When one considers what was said above about Israel meaning literal Israelites (and never meaning Gentiles. Cf. how Paul keeps the two apart in Rom. 11), and when one notices NT references which support these OT texts (see e.g., Lk. 1:30-33, 46-55; Matt. 19:28; Acts 1:3-7), one begins to get more than a little suspicious that something other than the text of Scripture is dictating the theology of those who want to insist that Israel = the Church. This suspicion becomes overpowering once it is fully appreciated that there is no need to alter or expand these covenant promises beyond the nation of Israel. The Covenant promises to Israel in the OT are in no way incongruent with any statement in the NT.
Then the burden of proof upon the non-literalist (if I may use that rather clumsy term) becomes very great.

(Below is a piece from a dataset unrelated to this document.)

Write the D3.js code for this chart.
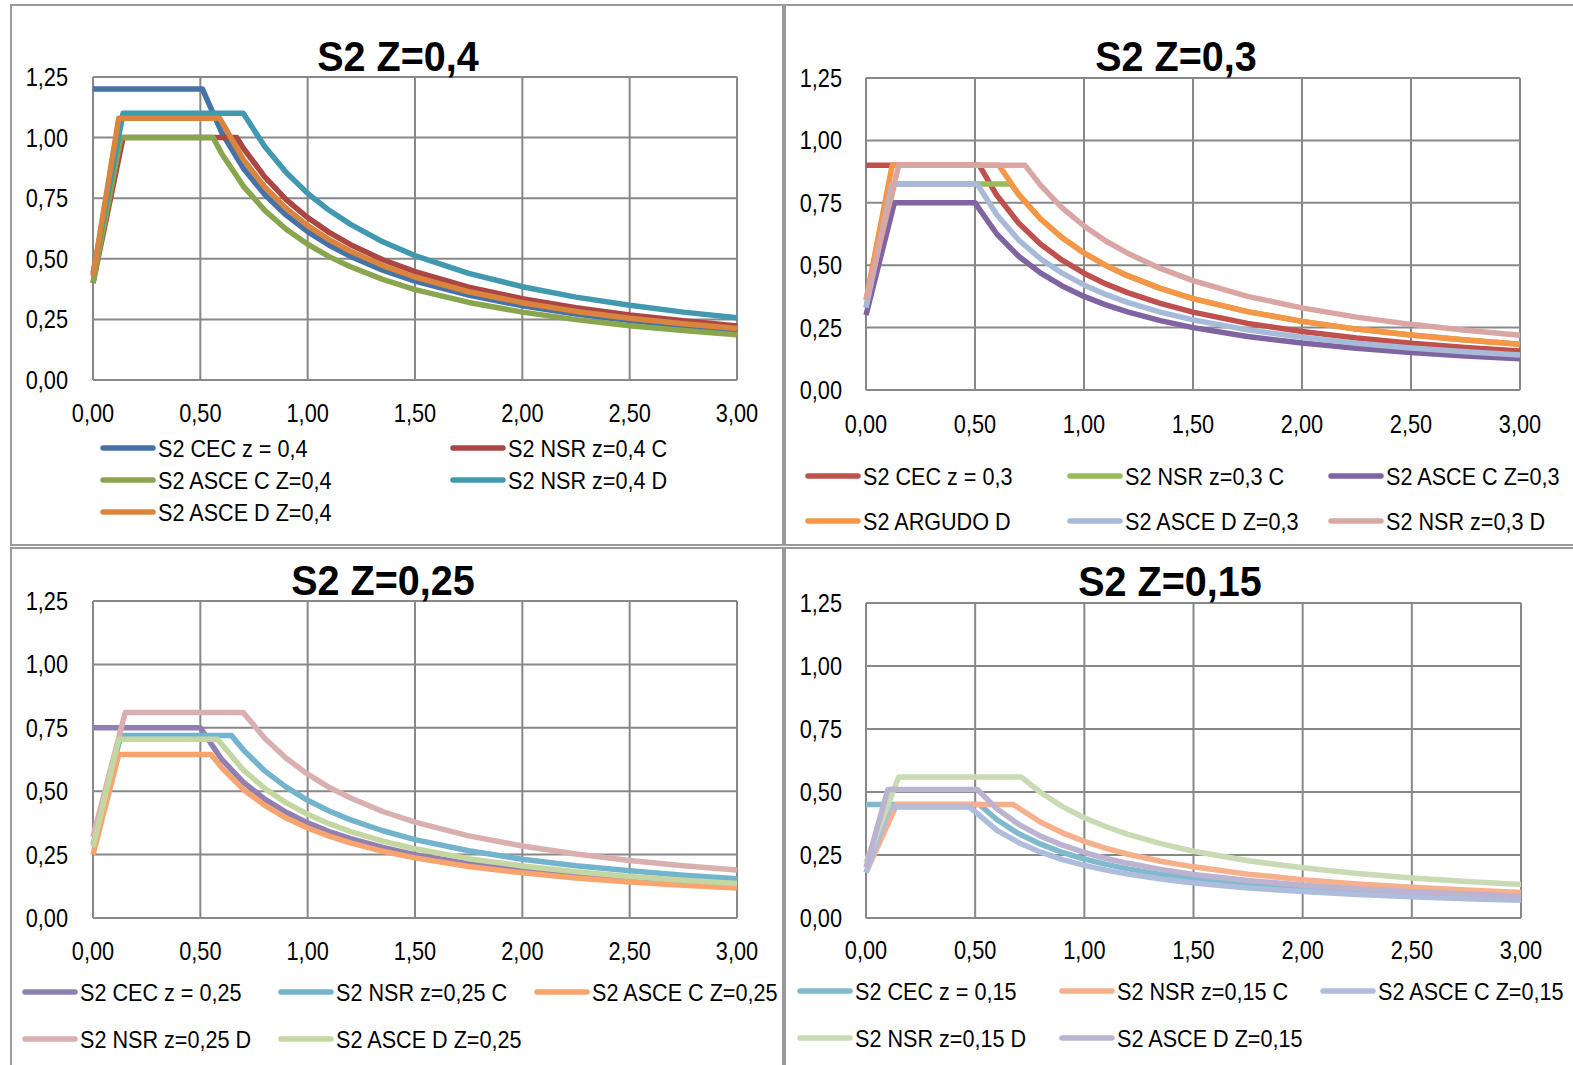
<!DOCTYPE html>
<html>
<head>
<meta charset="utf-8">
<script src="https://cdn.jsdelivr.net/npm/d3@7"></script>
<style>
  html, body { margin: 0; padding: 0; background: #fff; }
  svg { display: block; }
  text { font-family: "Liberation Sans Narrow", "Liberation Sans", Arial, sans-serif; fill: #000; }
</style>
</head>
<body>
<div id="chart"></div>
<script>
// ---- data: [period T (s), Sa (g)] ----

// panel S2 Z=0,4
const cec040 = [[0,1.2],[0.51,1.2],[0.6,1.02],[0.7,0.874],[0.8,0.765],[0.9,0.68],[1.0,0.612],[1.1,0.556],[1.2,0.51],[1.35,0.453],[1.5,0.408],[1.75,0.35],[2.0,0.306],[2.25,0.272],[2.5,0.245],[2.75,0.223],[3.0,0.204]];
const nsrC040 = [[0,0.4],[0.14,1.0],[0.67,1.0],[0.7,0.957],[0.8,0.838],[0.9,0.744],[1.0,0.67],[1.1,0.609],[1.2,0.558],[1.35,0.496],[1.5,0.447],[1.75,0.383],[2.0,0.335],[2.25,0.298],[2.5,0.268],[2.75,0.244],[3.0,0.223]];
const asceC040 = [[0,0.4],[0.13,1.0],[0.56,1.0],[0.6,0.933],[0.7,0.8],[0.8,0.7],[0.9,0.622],[1.0,0.56],[1.1,0.509],[1.2,0.467],[1.35,0.415],[1.5,0.373],[1.75,0.32],[2.0,0.28],[2.25,0.249],[2.5,0.224],[2.75,0.204],[3.0,0.187]];
const nsrD040 = [[0,0.44],[0.14,1.1],[0.7,1.1],[0.8,0.963],[0.9,0.856],[1.0,0.77],[1.1,0.7],[1.2,0.642],[1.35,0.57],[1.5,0.513],[1.75,0.44],[2.0,0.385],[2.25,0.342],[2.5,0.308],[2.75,0.28],[3.0,0.257]];
const asceD040 = [[0,0.43],[0.12,1.08],[0.59,1.08],[0.7,0.91],[0.8,0.796],[0.9,0.708],[1.0,0.637],[1.1,0.579],[1.2,0.531],[1.35,0.472],[1.5,0.425],[1.75,0.364],[2.0,0.319],[2.25,0.283],[2.5,0.255],[2.75,0.232],[3.0,0.212]];
const names040 = ["S2 CEC z = 0,4", "S2 NSR z=0,4 C", "S2 ASCE C Z=0,4", "S2 NSR z=0,4 D", "S2 ASCE D Z=0,4"];

// panel S2 Z=0,3
const cec030 = [[0,0.9],[0.52,0.9],[0.6,0.78],[0.7,0.669],[0.8,0.585],[0.9,0.52],[1.0,0.468],[1.1,0.425],[1.2,0.39],[1.35,0.347],[1.5,0.312],[1.75,0.267],[2.0,0.234],[2.25,0.208],[2.5,0.187],[2.75,0.17],[3.0,0.156]];
const nsrC030 = [[0,0.33],[0.13,0.825],[0.665,0.825],[0.7,0.784],[0.8,0.686],[0.9,0.61],[1.0,0.549],[1.1,0.499],[1.2,0.458],[1.35,0.407],[1.5,0.366],[1.75,0.314],[2.0,0.275],[2.25,0.244],[2.5,0.22],[2.75,0.2],[3.0,0.183]];
const asceC030 = [[0,0.3],[0.13,0.75],[0.5,0.75],[0.6,0.625],[0.7,0.536],[0.8,0.469],[0.9,0.417],[1.0,0.375],[1.1,0.341],[1.2,0.313],[1.35,0.278],[1.5,0.25],[1.75,0.214],[2.0,0.188],[2.25,0.167],[2.5,0.15],[2.75,0.136],[3.0,0.125]];
const argudoD030 = [[0,0.36],[0.12,0.9],[0.61,0.9],[0.7,0.784],[0.8,0.686],[0.9,0.61],[1.0,0.549],[1.1,0.499],[1.2,0.458],[1.35,0.407],[1.5,0.366],[1.75,0.314],[2.0,0.275],[2.25,0.244],[2.5,0.22],[2.75,0.2],[3.0,0.183]];
const asceD030 = [[0,0.33],[0.12,0.825],[0.51,0.825],[0.6,0.702],[0.7,0.601],[0.8,0.526],[0.9,0.468],[1.0,0.421],[1.1,0.383],[1.2,0.351],[1.35,0.312],[1.5,0.281],[1.75,0.241],[2.0,0.211],[2.25,0.187],[2.5,0.168],[2.75,0.153],[3.0,0.14]];
const nsrD030 = [[0,0.36],[0.15,0.9],[0.73,0.9],[0.8,0.821],[0.9,0.73],[1.0,0.657],[1.1,0.597],[1.2,0.548],[1.35,0.487],[1.5,0.438],[1.75,0.375],[2.0,0.329],[2.25,0.292],[2.5,0.263],[2.75,0.239],[3.0,0.219]];
const names030 = ["S2 CEC z = 0,3", "S2 NSR z=0,3 C", "S2 ASCE C Z=0,3", "S2 ARGUDO D", "S2 ASCE D Z=0,3", "S2 NSR z=0,3 D"];

// panel S2 Z=0,25
const cec025 = [[0,0.75],[0.5,0.75],[0.6,0.625],[0.7,0.536],[0.8,0.469],[0.9,0.417],[1.0,0.375],[1.1,0.341],[1.2,0.313],[1.35,0.278],[1.5,0.25],[1.75,0.214],[2.0,0.188],[2.25,0.167],[2.5,0.15],[2.75,0.136],[3.0,0.125]];
const nsrC025 = [[0,0.29],[0.13,0.72],[0.645,0.72],[0.7,0.663],[0.8,0.58],[0.9,0.516],[1.0,0.464],[1.1,0.422],[1.2,0.387],[1.35,0.344],[1.5,0.309],[1.75,0.265],[2.0,0.232],[2.25,0.206],[2.5,0.186],[2.75,0.169],[3.0,0.155]];
const asceC025 = [[0,0.25],[0.12,0.645],[0.55,0.645],[0.6,0.592],[0.7,0.507],[0.8,0.444],[0.9,0.394],[1.0,0.355],[1.1,0.323],[1.2,0.296],[1.35,0.263],[1.5,0.237],[1.75,0.203],[2.0,0.178],[2.25,0.158],[2.5,0.142],[2.75,0.129],[3.0,0.118]];
const nsrD025 = [[0,0.32],[0.15,0.81],[0.7,0.81],[0.8,0.709],[0.9,0.63],[1.0,0.567],[1.1,0.515],[1.2,0.473],[1.35,0.42],[1.5,0.378],[1.75,0.324],[2.0,0.284],[2.25,0.252],[2.5,0.227],[2.75,0.206],[3.0,0.189]];
const asceD025 = [[0,0.28],[0.12,0.705],[0.58,0.705],[0.7,0.584],[0.8,0.511],[0.9,0.454],[1.0,0.409],[1.1,0.372],[1.2,0.341],[1.35,0.303],[1.5,0.273],[1.75,0.234],[2.0,0.205],[2.25,0.182],[2.5,0.164],[2.75,0.149],[3.0,0.136]];
const names025 = ["S2 CEC z = 0,25", "S2 NSR z=0,25 C", "S2 ASCE C Z=0,25", "S2 NSR z=0,25 D", "S2 ASCE D Z=0,25"];

// panel S2 Z=0,15
const cec015 = [[0,0.45],[0.52,0.45],[0.6,0.39],[0.7,0.334],[0.8,0.293],[0.9,0.26],[1.0,0.234],[1.1,0.213],[1.2,0.195],[1.35,0.173],[1.5,0.156],[1.75,0.134],[2.0,0.117],[2.25,0.104],[2.5,0.094],[2.75,0.085],[3.0,0.078]];
const nsrC015 = [[0,0.18],[0.14,0.45],[0.675,0.45],[0.8,0.38],[0.9,0.338],[1.0,0.304],[1.1,0.276],[1.2,0.253],[1.35,0.225],[1.5,0.203],[1.75,0.174],[2.0,0.152],[2.25,0.135],[2.5,0.122],[2.75,0.111],[3.0,0.101]];
const asceC015 = [[0,0.18],[0.11,0.44],[0.475,0.44],[0.6,0.348],[0.7,0.299],[0.8,0.261],[0.9,0.232],[1.0,0.209],[1.1,0.19],[1.2,0.174],[1.35,0.155],[1.5,0.139],[1.75,0.119],[2.0,0.105],[2.25,0.093],[2.5,0.084],[2.75,0.076],[3.0,0.07]];
const nsrD015 = [[0,0.22],[0.15,0.56],[0.71,0.56],[0.8,0.498],[0.9,0.442],[1.0,0.398],[1.1,0.362],[1.2,0.332],[1.35,0.295],[1.5,0.265],[1.75,0.227],[2.0,0.199],[2.25,0.177],[2.5,0.159],[2.75,0.145],[3.0,0.133]];
const asceD015 = [[0,0.2],[0.1,0.51],[0.51,0.51],[0.6,0.433],[0.7,0.371],[0.8,0.325],[0.9,0.289],[1.0,0.26],[1.1,0.236],[1.2,0.217],[1.35,0.193],[1.5,0.173],[1.75,0.149],[2.0,0.13],[2.25,0.116],[2.5,0.104],[2.75,0.095],[3.0,0.087]];
const names015 = ["S2 CEC z = 0,15", "S2 NSR z=0,15 C", "S2 ASCE C Z=0,15", "S2 NSR z=0,15 D", "S2 ASCE D Z=0,15"];

// axis ticks
const xTicks = [0, 0.5, 1.0, 1.5, 2.0, 2.5, 3.0];
const yTicks = [0, 0.25, 0.5, 0.75, 1.0, 1.25];
const titles = ["S2 Z=0,4", "S2 Z=0,3", "S2 Z=0,25", "S2 Z=0,15"];

// colours
const colors040 = ["#4572A7", "#AA4643", "#89A54E", "#4198AF", "#DB843D"];
const colors030 = ["#C0504D", "#9BBB59", "#8064A2", "#F79646", "#A7BADA", "#D9A6A4"];
const colors025 = ["#9080B2", "#72B4CD", "#F9A46F", "#D9B0AF", "#C4D6A2"];
const colors015 = ["#80BACF", "#F7B08C", "#AFBDDC", "#C9DAB4", "#BCB3D1"];

// ---- layout ----
const width = 1573, height = 1065;
const fmt = d => d.toFixed(2).replace(".", ",");
// the reference font is condensed, so squeeze text horizontally
const squeeze = 0.87;

const panels = [
  { title: titles[0], tx: 398, ty: 71, frame: [11, 5, 772, 540],
    x0: 93, x1: 737, y0: 77, y1: 380, xl: 422, yr: 68,
    series: [cec040, nsrC040, asceC040, nsrD040, asceD040], names: names040, colors: colors040,
    legend: { cols: [100, 450], rows: [448, 480, 512], ncol: 2 } },
  { title: titles[1], tx: 1176, ty: 71, frame: [785, 5, 790, 540],
    x0: 866, x1: 1520, y0: 78, y1: 390, xl: 433, yr: 842,
    series: [cec030, nsrC030, asceC030, argudoD030, asceD030, nsrD030], names: names030, colors: colors030,
    legend: { cols: [805, 1067, 1328], rows: [476, 521], ncol: 3 } },
  { title: titles[2], tx: 383, ty: 595, frame: [11, 548, 772, 522],
    x0: 93, x1: 737, y0: 601, y1: 918, xl: 960, yr: 68,
    series: [cec025, nsrC025, asceC025, nsrD025, asceD025], names: names025, colors: colors025,
    legend: { cols: [22, 278, 534], rows: [992, 1039], ncol: 3 } },
  { title: titles[3], tx: 1170, ty: 596, frame: [785, 548, 790, 522],
    x0: 866, x1: 1521, y0: 603, y1: 918, xl: 959, yr: 842,
    series: [cec015, nsrC015, asceC015, nsrD015, asceD015], names: names015, colors: colors015,
    legend: { cols: [797, 1059, 1320], rows: [991, 1038], ncol: 3 } }
];

const svg = d3.select("#chart")
  .append("svg")
  .attr("width", width)
  .attr("height", height);

// place a horizontally condensed text label
function label(parent, x, y, str, size, anchor, bold, sx) {
  parent.append("text")
    .attr("transform", `translate(${x},${y}) scale(${sx || squeeze},1)`)
    .attr("text-anchor", anchor || "start")
    .style("font-size", size + "px")
    .style("font-weight", bold ? "bold" : "normal")
    .text(str);
}

panels.forEach(function(p) {
  const g = svg.append("g");

  // panel frame
  g.append("rect")
    .attr("x", p.frame[0]).attr("y", p.frame[1])
    .attr("width", p.frame[2]).attr("height", p.frame[3])
    .attr("fill", "none")
    .attr("stroke", "#9a9a9a")
    .attr("stroke-width", 2);

  const x = d3.scaleLinear().domain([0, 3]).range([p.x0, p.x1]);
  const y = d3.scaleLinear().domain([0, 1.25]).range([p.y1, p.y0]);

  // grid
  g.append("g")
    .selectAll("line")
    .data(yTicks)
    .enter().append("line")
    .attr("x1", p.x0).attr("x2", p.x1)
    .attr("y1", d => y(d)).attr("y2", d => y(d))
    .attr("stroke", "#888").attr("stroke-width", 2);

  g.append("g")
    .selectAll("line")
    .data(xTicks)
    .enter().append("line")
    .attr("x1", d => x(d)).attr("x2", d => x(d))
    .attr("y1", p.y0).attr("y2", p.y1)
    .attr("stroke", "#888").attr("stroke-width", 2);

  // tick labels
  const yl = g.append("g");
  yTicks.forEach(d => label(yl, p.yr, y(d) + 9, fmt(d), 25, "end"));
  const xlab = g.append("g");
  xTicks.forEach(d => label(xlab, x(d), p.xl, fmt(d), 25, "middle"));

  // title
  label(g, p.tx, p.ty, p.title, 43, "middle", true, 0.92);

  // series lines
  const line = d3.line()
    .x(d => x(d[0]))
    .y(d => y(d[1]));

  g.append("g")
    .selectAll("path")
    .data(p.series)
    .enter().append("path")
    .attr("d", line)
    .attr("fill", "none")
    .attr("stroke", (d, i) => p.colors[i])
    .attr("stroke-width", 5.5)
    .attr("stroke-linejoin", "round");

  // legend
  const leg = g.append("g")
    .selectAll("g")
    .data(p.names)
    .enter().append("g")
    .attr("transform", (d, i) => `translate(${p.legend.cols[i % p.legend.ncol]}, ${p.legend.rows[Math.floor(i / p.legend.ncol)]})`);

  leg.append("line")
    .attr("x1", 3).attr("x2", 53)
    .attr("y1", 0).attr("y2", 0)
    .attr("stroke", (d, i) => p.colors[i])
    .attr("stroke-width", 5.5)
    .attr("stroke-linecap", "round");

  leg.each(function(d) {
    label(d3.select(this), 58, 9, d, 24, "start", false, 0.9);
  });
});
</script>
</body>
</html>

So great, in fact, that for those who call themselves Dispensationalists (not “Progressives”!), all attempts at explanation via the recently contrived “Already/Not Yet Hermeneutics” or older “Covenant of Grace” look like evasions of the obvious!
It has never been better stated: “When the plain sense makes sense, then seek no other sense.”
This position will not make you academically respectable today. It is certainly not cool! But there is every reason to think it is Biblical.